Task: Wherever "this" appears in a line, copy that line.

*** Rows

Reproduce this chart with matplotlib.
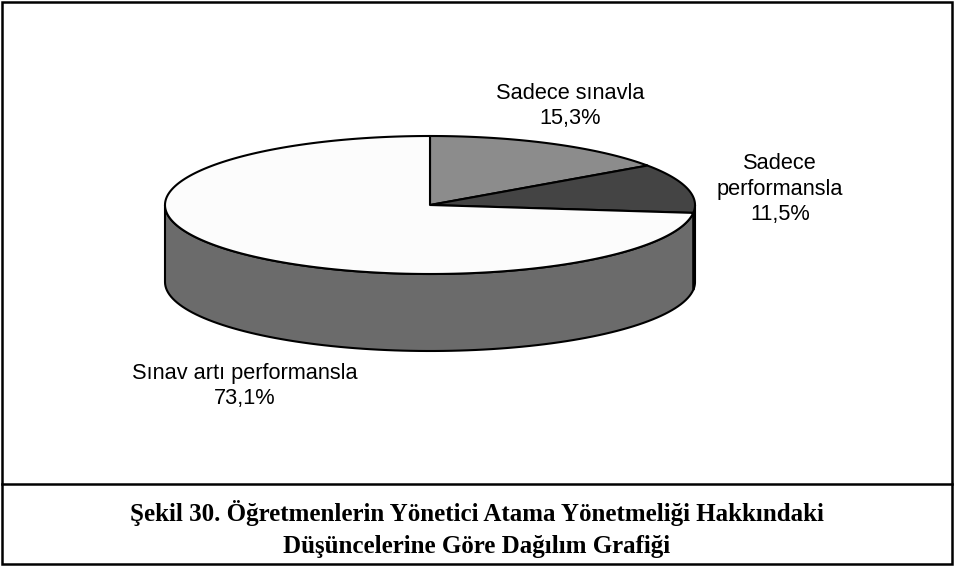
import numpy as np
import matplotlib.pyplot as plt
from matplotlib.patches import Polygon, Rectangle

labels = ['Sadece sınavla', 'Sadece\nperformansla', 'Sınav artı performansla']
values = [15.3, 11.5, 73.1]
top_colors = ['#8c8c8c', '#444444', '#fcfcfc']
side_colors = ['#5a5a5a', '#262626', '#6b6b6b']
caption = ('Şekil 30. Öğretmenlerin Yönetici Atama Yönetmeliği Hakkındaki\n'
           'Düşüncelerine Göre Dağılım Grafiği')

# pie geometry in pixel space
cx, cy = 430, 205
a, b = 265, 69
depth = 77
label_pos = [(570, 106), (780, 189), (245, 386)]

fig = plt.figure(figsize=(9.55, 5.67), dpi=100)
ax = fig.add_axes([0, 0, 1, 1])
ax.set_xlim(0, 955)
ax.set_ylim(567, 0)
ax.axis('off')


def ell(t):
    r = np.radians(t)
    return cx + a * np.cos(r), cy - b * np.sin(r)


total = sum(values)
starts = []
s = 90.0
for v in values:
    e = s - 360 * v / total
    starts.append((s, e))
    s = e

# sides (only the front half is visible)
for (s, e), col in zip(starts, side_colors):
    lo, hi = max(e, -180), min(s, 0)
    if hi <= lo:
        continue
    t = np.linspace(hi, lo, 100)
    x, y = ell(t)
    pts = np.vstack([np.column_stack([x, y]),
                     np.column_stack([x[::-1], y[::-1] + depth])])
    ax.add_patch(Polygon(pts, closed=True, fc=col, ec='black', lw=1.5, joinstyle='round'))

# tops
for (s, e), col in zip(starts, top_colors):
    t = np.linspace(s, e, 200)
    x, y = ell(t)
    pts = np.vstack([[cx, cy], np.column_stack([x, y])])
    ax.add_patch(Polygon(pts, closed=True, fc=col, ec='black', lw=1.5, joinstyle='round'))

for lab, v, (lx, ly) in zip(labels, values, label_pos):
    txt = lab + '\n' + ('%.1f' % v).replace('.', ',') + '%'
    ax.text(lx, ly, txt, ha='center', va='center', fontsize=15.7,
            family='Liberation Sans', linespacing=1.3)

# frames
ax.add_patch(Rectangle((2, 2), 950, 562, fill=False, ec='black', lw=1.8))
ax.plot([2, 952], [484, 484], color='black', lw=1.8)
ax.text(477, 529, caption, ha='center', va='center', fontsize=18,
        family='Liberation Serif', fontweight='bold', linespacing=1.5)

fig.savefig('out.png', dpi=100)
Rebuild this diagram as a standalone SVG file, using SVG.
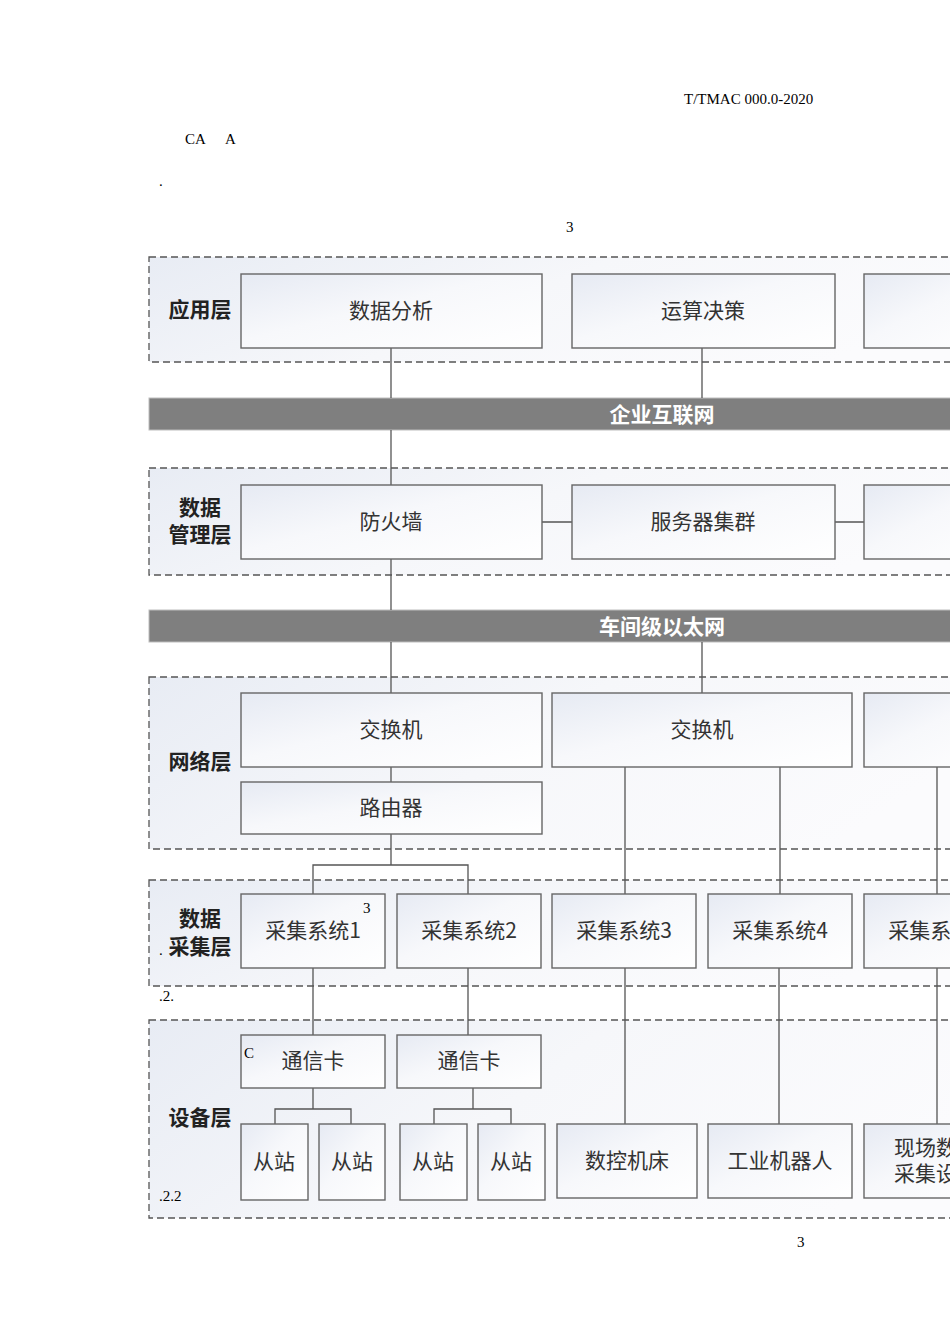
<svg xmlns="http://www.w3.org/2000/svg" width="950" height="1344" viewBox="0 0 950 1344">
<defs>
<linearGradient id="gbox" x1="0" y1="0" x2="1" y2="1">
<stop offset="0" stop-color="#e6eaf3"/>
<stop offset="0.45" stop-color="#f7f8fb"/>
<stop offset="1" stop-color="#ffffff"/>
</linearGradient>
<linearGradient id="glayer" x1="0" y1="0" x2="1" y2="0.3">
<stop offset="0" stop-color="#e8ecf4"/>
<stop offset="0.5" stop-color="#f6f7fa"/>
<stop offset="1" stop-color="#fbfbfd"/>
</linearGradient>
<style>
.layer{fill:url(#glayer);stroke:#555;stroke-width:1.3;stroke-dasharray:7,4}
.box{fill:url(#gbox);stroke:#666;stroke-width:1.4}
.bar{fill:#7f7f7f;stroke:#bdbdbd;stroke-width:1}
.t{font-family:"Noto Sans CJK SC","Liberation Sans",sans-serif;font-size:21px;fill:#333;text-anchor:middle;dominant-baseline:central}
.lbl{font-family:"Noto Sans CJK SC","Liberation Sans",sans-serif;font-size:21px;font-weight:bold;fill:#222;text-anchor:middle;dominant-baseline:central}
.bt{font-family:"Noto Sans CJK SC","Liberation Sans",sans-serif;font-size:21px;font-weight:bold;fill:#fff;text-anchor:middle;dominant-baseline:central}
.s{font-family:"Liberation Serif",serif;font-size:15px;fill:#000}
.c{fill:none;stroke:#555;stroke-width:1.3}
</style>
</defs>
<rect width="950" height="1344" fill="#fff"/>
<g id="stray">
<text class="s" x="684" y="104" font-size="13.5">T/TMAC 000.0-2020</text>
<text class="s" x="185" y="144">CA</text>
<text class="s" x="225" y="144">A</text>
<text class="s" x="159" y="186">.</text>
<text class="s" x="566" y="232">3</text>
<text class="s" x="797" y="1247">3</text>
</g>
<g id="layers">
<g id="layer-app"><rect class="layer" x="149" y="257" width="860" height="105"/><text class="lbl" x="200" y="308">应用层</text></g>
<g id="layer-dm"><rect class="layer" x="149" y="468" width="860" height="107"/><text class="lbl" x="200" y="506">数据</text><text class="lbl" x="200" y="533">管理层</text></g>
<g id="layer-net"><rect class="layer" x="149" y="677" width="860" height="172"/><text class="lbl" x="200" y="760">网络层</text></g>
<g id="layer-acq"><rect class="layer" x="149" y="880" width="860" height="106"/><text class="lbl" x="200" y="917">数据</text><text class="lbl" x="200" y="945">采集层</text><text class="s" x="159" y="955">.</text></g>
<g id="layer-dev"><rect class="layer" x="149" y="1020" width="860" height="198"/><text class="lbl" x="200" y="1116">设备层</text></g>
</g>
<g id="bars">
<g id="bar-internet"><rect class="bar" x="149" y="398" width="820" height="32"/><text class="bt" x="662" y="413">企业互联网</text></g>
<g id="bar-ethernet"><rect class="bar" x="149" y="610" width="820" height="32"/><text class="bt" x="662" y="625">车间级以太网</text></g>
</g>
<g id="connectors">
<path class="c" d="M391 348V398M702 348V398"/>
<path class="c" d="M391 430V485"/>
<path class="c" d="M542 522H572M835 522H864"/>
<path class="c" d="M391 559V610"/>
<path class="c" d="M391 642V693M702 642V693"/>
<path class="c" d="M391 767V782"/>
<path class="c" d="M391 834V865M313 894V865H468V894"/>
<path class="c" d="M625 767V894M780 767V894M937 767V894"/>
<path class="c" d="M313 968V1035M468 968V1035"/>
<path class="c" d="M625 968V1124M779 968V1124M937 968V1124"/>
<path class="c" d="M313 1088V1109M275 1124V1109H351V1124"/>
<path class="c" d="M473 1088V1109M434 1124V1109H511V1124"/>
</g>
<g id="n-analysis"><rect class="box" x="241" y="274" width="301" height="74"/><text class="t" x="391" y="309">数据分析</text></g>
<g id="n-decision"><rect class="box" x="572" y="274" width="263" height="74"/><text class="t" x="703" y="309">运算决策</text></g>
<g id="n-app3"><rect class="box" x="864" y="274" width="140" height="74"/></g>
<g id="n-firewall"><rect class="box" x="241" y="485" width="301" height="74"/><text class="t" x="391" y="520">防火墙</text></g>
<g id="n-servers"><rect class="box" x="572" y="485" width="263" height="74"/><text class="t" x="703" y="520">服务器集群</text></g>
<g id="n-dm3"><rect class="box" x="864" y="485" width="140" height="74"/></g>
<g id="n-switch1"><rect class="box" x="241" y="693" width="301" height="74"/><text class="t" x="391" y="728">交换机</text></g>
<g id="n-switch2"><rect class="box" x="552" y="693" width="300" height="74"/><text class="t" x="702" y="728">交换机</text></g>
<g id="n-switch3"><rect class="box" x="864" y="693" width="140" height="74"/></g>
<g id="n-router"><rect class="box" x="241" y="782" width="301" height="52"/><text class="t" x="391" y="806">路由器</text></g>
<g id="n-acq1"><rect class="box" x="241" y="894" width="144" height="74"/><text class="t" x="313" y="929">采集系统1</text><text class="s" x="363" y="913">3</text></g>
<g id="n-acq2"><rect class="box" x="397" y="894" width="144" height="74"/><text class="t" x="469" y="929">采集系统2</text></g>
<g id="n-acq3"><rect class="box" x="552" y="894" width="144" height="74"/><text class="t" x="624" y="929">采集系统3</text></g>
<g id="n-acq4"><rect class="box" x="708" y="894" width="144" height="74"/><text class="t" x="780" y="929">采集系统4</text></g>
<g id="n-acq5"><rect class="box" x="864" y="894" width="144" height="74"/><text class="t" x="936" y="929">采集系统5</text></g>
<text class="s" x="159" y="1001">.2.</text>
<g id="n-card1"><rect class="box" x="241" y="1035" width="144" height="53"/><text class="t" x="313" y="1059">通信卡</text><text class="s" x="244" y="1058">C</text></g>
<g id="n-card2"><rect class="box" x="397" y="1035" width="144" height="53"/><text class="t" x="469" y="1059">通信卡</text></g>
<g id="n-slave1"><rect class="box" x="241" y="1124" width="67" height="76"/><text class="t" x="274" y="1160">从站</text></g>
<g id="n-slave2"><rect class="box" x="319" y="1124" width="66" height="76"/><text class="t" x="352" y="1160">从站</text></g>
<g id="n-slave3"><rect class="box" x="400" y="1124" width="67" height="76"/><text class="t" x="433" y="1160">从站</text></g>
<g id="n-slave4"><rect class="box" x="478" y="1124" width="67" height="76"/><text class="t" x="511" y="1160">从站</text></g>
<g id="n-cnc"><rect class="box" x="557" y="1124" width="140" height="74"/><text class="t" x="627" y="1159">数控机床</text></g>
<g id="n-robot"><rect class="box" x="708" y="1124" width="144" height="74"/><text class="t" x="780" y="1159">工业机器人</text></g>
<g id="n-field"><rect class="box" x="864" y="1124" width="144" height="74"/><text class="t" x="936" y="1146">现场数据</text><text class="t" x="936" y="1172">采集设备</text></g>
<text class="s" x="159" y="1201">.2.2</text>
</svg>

******

Exercise result:
Reproduce this chart with matplotlib.
Rebuild this diagram as a standalone SVG file, using SVG.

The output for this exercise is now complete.